Sandisk received two major bullish price-target hikes on May 19: Melius raised its target to a Street-high $2,350 from $1,500, and Citi lifted its target to $2,025 from $1,300, with both firms maintaining Buy ratings. Analysts cited stronger long-term visibility from contractual NAND agreements, resilient pricing, and AI-driven memory demand as reasons valuation multiples could expand. The average 12-month SNDK target now stands at $1,515.88, implying 13.79% upside.

Analysis

The market is starting to re-rate memory away from a pure cyclical beta trade toward a quasi-infrastructure bottleneck inside the AI stack. If that framing sticks, the biggest winner is not just SNDK and MU, but also downstream equipment and materials suppliers that benefit from a more durable capex backdrop even if unit demand normalizes later. The second-order effect is that contract structures can compress earnings volatility, which typically widens the pool of buyers to long-only growth and quality funds that previously avoided memory altogether.

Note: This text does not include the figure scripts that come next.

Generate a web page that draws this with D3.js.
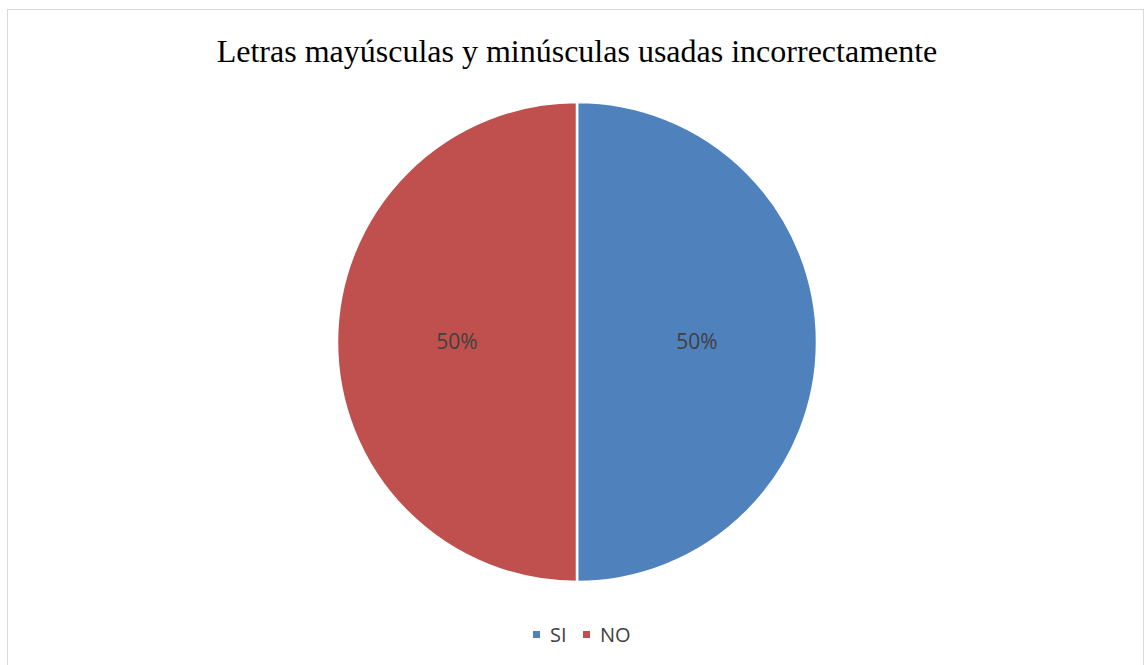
<!DOCTYPE html>
<html><head><meta charset="utf-8">
<script src="https://cdn.jsdelivr.net/npm/d3@7"></script>
<style>body{margin:0;background:#fff;}svg{display:block;}</style>
</head><body>
<svg id="c" width="1146" height="665"></svg>
<script>
const categories = ["SI", "NO"];
const values = [50, 50];
const colors = ["#4F81BD", "#C0504D"];
const title = "Letras mayúsculas y minúsculas usadas incorrectamente";

const svg = d3.select("#c");
svg.append("rect").attr("x", 7.5).attr("y", 9.5).attr("width", 1136).attr("height", 670)
  .attr("fill", "#fff").attr("stroke", "#d9d9d9").attr("stroke-width", 1);

svg.append("text").attr("x", 577).attr("y", 62).attr("text-anchor", "middle")
  .attr("font-family", "'Liberation Serif','Times New Roman',serif").attr("font-size", 32)
  .attr("fill", "#000").text(title);

const cx = 577, cy = 342, r = 240;
const pie = d3.pie().sort(null).value(d => d);
const arcs = pie(values);
const arc = d3.arc().innerRadius(0).outerRadius(r);
const labelArc = d3.arc().innerRadius(r * 0.5).outerRadius(r * 0.5);
const g = svg.append("g").attr("transform", `translate(${cx},${cy})`);
g.selectAll("path").data(arcs).join("path")
  .attr("d", arc).attr("fill", (d, i) => colors[i])
  .attr("stroke", "#fff").attr("stroke-width", 2.5);
const total = d3.sum(values);
g.selectAll("text").data(arcs).join("text")
  .attr("transform", d => `translate(${labelArc.centroid(d)})`)
  .attr("text-anchor", "middle").attr("dy", "0.35em")
  .attr("font-family", "'Open Sans','Noto Sans',sans-serif").attr("font-size", 21)
  .attr("fill", "#404040")
  .text(d => Math.round(d.data / total * 100) + "%");

const legend = svg.append("g");
const items = [{x: 533}, {x: 583}];
categories.forEach((c, i) => {
  legend.append("rect").attr("x", items[i].x).attr("y", 631).attr("width", 7).attr("height", 7).attr("fill", colors[i]);
  legend.append("text").attr("x", items[i].x + 17).attr("y", 642)
    .attr("font-family", "'Open Sans','Noto Sans',sans-serif").attr("font-size", 20)
    .attr("fill", "#404040").text(c);
});
</script>
</body></html>
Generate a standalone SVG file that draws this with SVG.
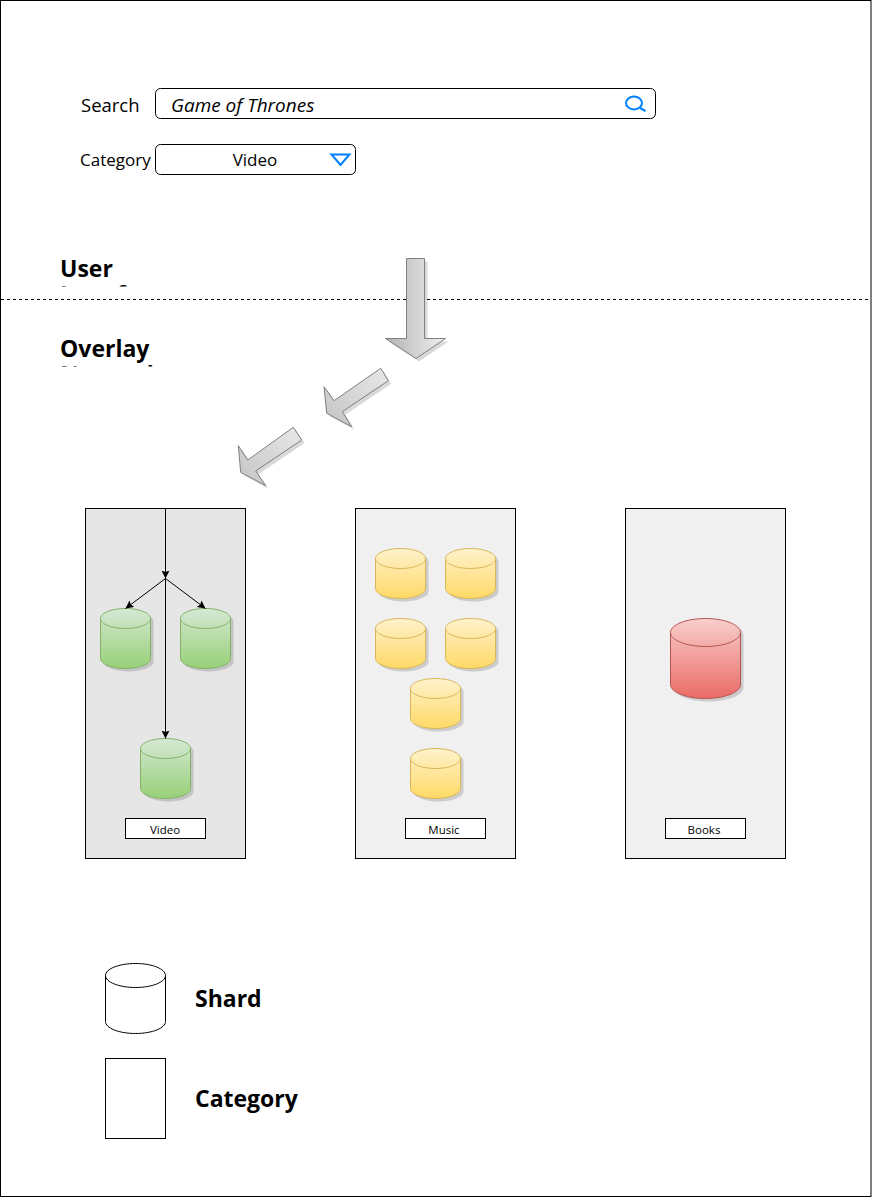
<svg xmlns="http://www.w3.org/2000/svg" width="873" height="1198" viewBox="0 0 873 1198">
<style>
text{font-family:"Open Sans","Noto Sans",sans-serif;fill:#000}
.f{font-size:17px}
.q{font-size:19px;font-style:italic}
.l{font-size:11.500px;text-anchor:middle}
.h{font-size:23px;font-weight:700}
.w{fill:#fff;stroke:#000;stroke-width:1}
.p{stroke:#000;stroke-width:1}
.c{stroke:#000;stroke-width:1;fill:none}
.gb{fill:url(#gG);stroke:#82b366}.gt{fill:none;stroke:#82b366}
.yb{fill:url(#gY);stroke:#d6b656}.yt{fill:none;stroke:#d6b656}
.rb{fill:url(#gR);stroke:#b85450}.rt{fill:none;stroke:#b85450}
.s{fill:#000;opacity:.15;stroke:none}
.a{fill:url(#gA);stroke:#808080;stroke-width:1}
.a2{fill:url(#gB);stroke:#808080;stroke-width:1}
</style>
<defs>
<linearGradient id="gG" x1="0" y1="0" x2="0" y2="1"><stop offset="0" stop-color="#d5e8d4"/><stop offset="1" stop-color="#97d077"/></linearGradient>
<linearGradient id="gY" x1="0" y1="0" x2="0" y2="1"><stop offset="0" stop-color="#fff2cc"/><stop offset="1" stop-color="#ffd966"/></linearGradient>
<linearGradient id="gR" x1="0" y1="0" x2="0" y2="1"><stop offset="0" stop-color="#f8cecc"/><stop offset="1" stop-color="#ea6b66"/></linearGradient>
<linearGradient id="gA" x1="0" y1="0" x2="1" y2="0"><stop offset="0" stop-color="#b3b3b3"/><stop offset="1" stop-color="#f0f0f0"/></linearGradient>
<linearGradient id="gB" x1="0" y1="1" x2="1" y2="0"><stop offset="0" stop-color="#c4c4c4"/><stop offset="1" stop-color="#e8e8e8"/></linearGradient>
<marker id="m" markerUnits="userSpaceOnUse" markerWidth="10" markerHeight="10" refX="8" refY="4" orient="auto"><path d="M0 0L8 4L0 8L1.500 4Z" fill="#000"/></marker>
<path id="cy" d="M0 10C0 4.500 11.200 0 25 0C38.800 0 50 4.500 50 10V50C50 55.500 38.800 60 25 60C11.200 60 0 55.500 0 50Z"/>
<path id="cs" d="M0 10C0 4.500 11.200 0 25 0C38.800 0 50 4.500 50 10V40C50 45.500 38.800 50 25 50C11.200 50 0 45.500 0 40Z"/>
<path id="cyt" d="M0 10C0 15.500 11.200 20 25 20C38.800 20 50 15.500 50 10"/>
<path id="a1" d="M406.500 258.500H424.500V338.500H445.500L416 358.500L385.500 338.500H406.500Z"/>
<path id="a2" d="M380.700 368.300L388.300 380.700L342.300 411.700L351.700 426.700L326.700 413.300L324 386.700L334 400.700Z"/>
<path id="a3" d="M293.300 427.300L301.700 440L255.700 471L265.700 485.700L240.700 472.300L238.300 445.700L247.700 460Z"/>
<clipPath id="cu"><rect x="50" y="250" width="120" height="36.500"/></clipPath>
<clipPath id="co"><rect x="50" y="330" width="120" height="36.500"/></clipPath>
</defs>
<rect id="frame" x="0.500" y="0.500" width="870.500" height="1196" fill="#fff" stroke="#000"/>
<g id="search-label"><text x="81" y="112" font-size="18.500">Search</text></g>
<g id="search-box"><rect class="w" x="155.500" y="88.500" width="500" height="30" rx="5"/><text class="q" x="171" y="112">Game of Thrones</text><ellipse cx="634" cy="103" rx="8" ry="6.500" fill="none" stroke="#007fff" stroke-width="2"/><path d="M640 108L645.500 111" stroke="#007fff" stroke-width="2" fill="none"/></g>
<g id="category-label"><text class="f" x="80" y="166">Category</text></g>
<g id="category-box"><rect class="w" x="155.500" y="144.500" width="200" height="30" rx="5"/><text class="f" x="255" y="166" text-anchor="middle">Video</text><path d="M331.500 154.500H349.500L340.500 165Z" fill="none" stroke="#007fff" stroke-width="2"/></g>
<g id="layer-user"><text class="h" x="60" y="277">User</text><text class="h" x="60" y="303" clip-path="url(#cu)">Interface</text></g>
<path id="divider" d="M1 299.500H871" stroke="#000" stroke-dasharray="3 3" fill="none"/>
<g id="layer-overlay"><text class="h" x="60" y="357">Overlay</text><text class="h" x="60" y="383" clip-path="url(#co)">Network</text></g>
<g id="arrow-1"><use href="#a1" class="s" x="3" y="3"/><use href="#a1" class="a"/></g>
<g id="arrow-2"><use href="#a2" class="s" x="3" y="3"/><use href="#a2" class="a2"/></g>
<g id="arrow-3"><use href="#a3" class="s" x="3" y="3"/><use href="#a3" class="a2"/></g>
<g id="panel-video"><rect class="p" x="85.500" y="508.500" width="160" height="350" fill="#e6e6e6"/></g>
<g id="panel-music"><rect class="p" x="355.500" y="508.500" width="160" height="350" fill="#f0f0f0"/></g>
<g id="panel-books"><rect class="p" x="625.500" y="508.500" width="160" height="350" fill="#f0f0f0"/></g>
<g id="video-shard-1" transform="translate(100.500 608.500)"><use href="#cy" class="s" x="3" y="3"/><use href="#cy" class="gb"/><use href="#cyt" class="gt"/></g>
<g id="video-shard-2" transform="translate(180.500 608.500)"><use href="#cy" class="s" x="3" y="3"/><use href="#cy" class="gb"/><use href="#cyt" class="gt"/></g>
<g id="video-shard-3" transform="translate(140.500 738.500)"><use href="#cy" class="s" x="3" y="3"/><use href="#cy" class="gb"/><use href="#cyt" class="gt"/></g>
<g id="music-shard-1" transform="translate(375.500 548.500)"><use href="#cs" class="s" x="3" y="3"/><use href="#cs" class="yb"/><use href="#cyt" class="yt"/></g>
<g id="music-shard-2" transform="translate(445.500 548.500)"><use href="#cs" class="s" x="3" y="3"/><use href="#cs" class="yb"/><use href="#cyt" class="yt"/></g>
<g id="music-shard-3" transform="translate(375.500 618.500)"><use href="#cs" class="s" x="3" y="3"/><use href="#cs" class="yb"/><use href="#cyt" class="yt"/></g>
<g id="music-shard-4" transform="translate(445.500 618.500)"><use href="#cs" class="s" x="3" y="3"/><use href="#cs" class="yb"/><use href="#cyt" class="yt"/></g>
<g id="music-shard-5" transform="translate(410.500 678.500)"><use href="#cs" class="s" x="3" y="3"/><use href="#cs" class="yb"/><use href="#cyt" class="yt"/></g>
<g id="music-shard-6" transform="translate(410.500 748.500)"><use href="#cs" class="s" x="3" y="3"/><use href="#cs" class="yb"/><use href="#cyt" class="yt"/></g>
<g id="books-shard"><path class="s" transform="translate(3 3)" d="M670.500 632.500C670.500 624.800 686.200 618.500 705.500 618.500C724.800 618.500 740.500 624.800 740.500 632.500V684.500C740.500 692.200 724.800 698.500 705.500 698.500C686.200 698.500 670.500 692.200 670.500 684.500Z"/><path class="rb" d="M670.500 632.500C670.500 624.800 686.200 618.500 705.500 618.500C724.800 618.500 740.500 624.800 740.500 632.500V684.500C740.500 692.200 724.800 698.500 705.500 698.500C686.200 698.500 670.500 692.200 670.500 684.500Z"/><path class="rt" d="M670.500 632.500C670.500 640.200 686.200 646.500 705.500 646.500C724.800 646.500 740.500 640.200 740.500 632.500"/></g>
<g id="connectors">
<path class="c" d="M165.500 508.500V578.500" marker-end="url(#m)"/>
<path class="c" d="M165.500 578.500L125.500 608.500" marker-end="url(#m)"/>
<path class="c" d="M165.500 578.500L205.500 608.500" marker-end="url(#m)"/>
<path class="c" d="M165.500 578.500V738.500" marker-end="url(#m)"/>
</g>
<g id="label-video"><rect class="w" x="125.500" y="818.500" width="80" height="20"/><text class="l" x="165" y="834">Video</text></g>
<g id="label-music"><rect class="w" x="405.500" y="818.500" width="80" height="20"/><text class="l" x="444" y="834">Music</text></g>
<g id="label-books"><rect class="w" x="665.500" y="818.500" width="80" height="20"/><text class="l" x="704" y="834">Books</text></g>
<g id="legend-shard"><path d="M105.500 975.500C105.500 968.900 118.900 963.500 135.500 963.500C152.100 963.500 165.500 968.900 165.500 975.500V1021.500C165.500 1028.100 152.100 1033.500 135.500 1033.500C118.900 1033.500 105.500 1028.100 105.500 1021.500Z" fill="#fff" stroke="#000"/><path d="M105.500 975.500C105.500 982.100 118.900 987.500 135.500 987.500C152.100 987.500 165.500 982.100 165.500 975.500" fill="none" stroke="#000"/><text class="h" x="195" y="1007">Shard</text></g>
<g id="legend-category"><rect class="w" x="105.500" y="1058.500" width="60" height="80"/><text class="h" x="195" y="1107">Category</text></g>
</svg>
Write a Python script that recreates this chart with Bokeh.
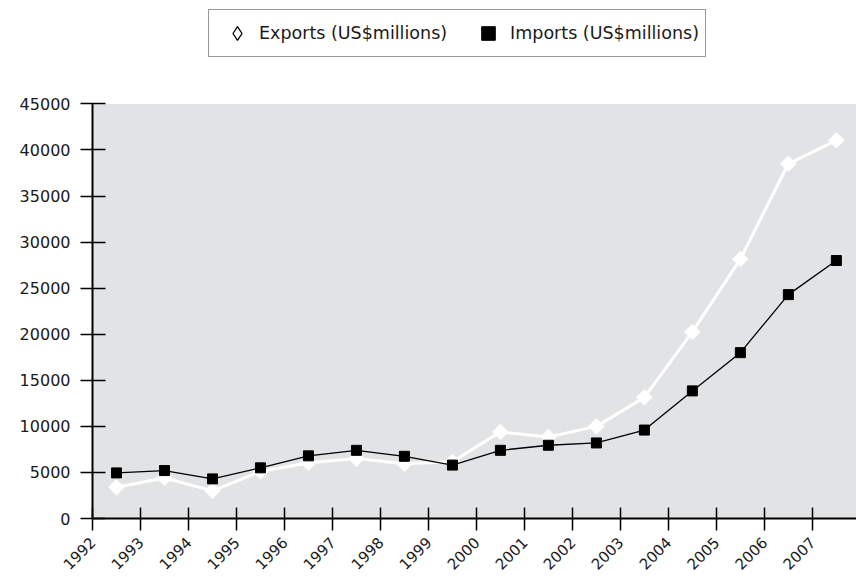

The key near-term catalyst is not spot pricing alone but whether investors believe these agreements survive a downturn without major renegotiation. If the contracts truly include floors, variable pricing, and guarantees, then the market should start valuing forward earnings on visibility rather than peak/mid-cycle margins, which could justify multiple expansion over the next 6-12 months. That said, the base risk is that AI-driven memory demand gets pulled forward faster than supply can respond, creating a classic over-earnings setup where the valuation rerates first and the fundamentals disappoint later. The contrarian concern is that consensus may be underestimating how quickly NAND supply can improve once price signals stay elevated for several quarters. A strong move in the equity after analyst target resets can create crowded positioning, especially since the investment case is now being framed as 'predictable' rather than cyclical — a narrative that can be fragile if one large customer pauses orders or if pricing discipline among peers breaks. INTC is a secondary beneficiary only insofar as AI hardware spend broadens, but it is not the cleanest expression of this theme.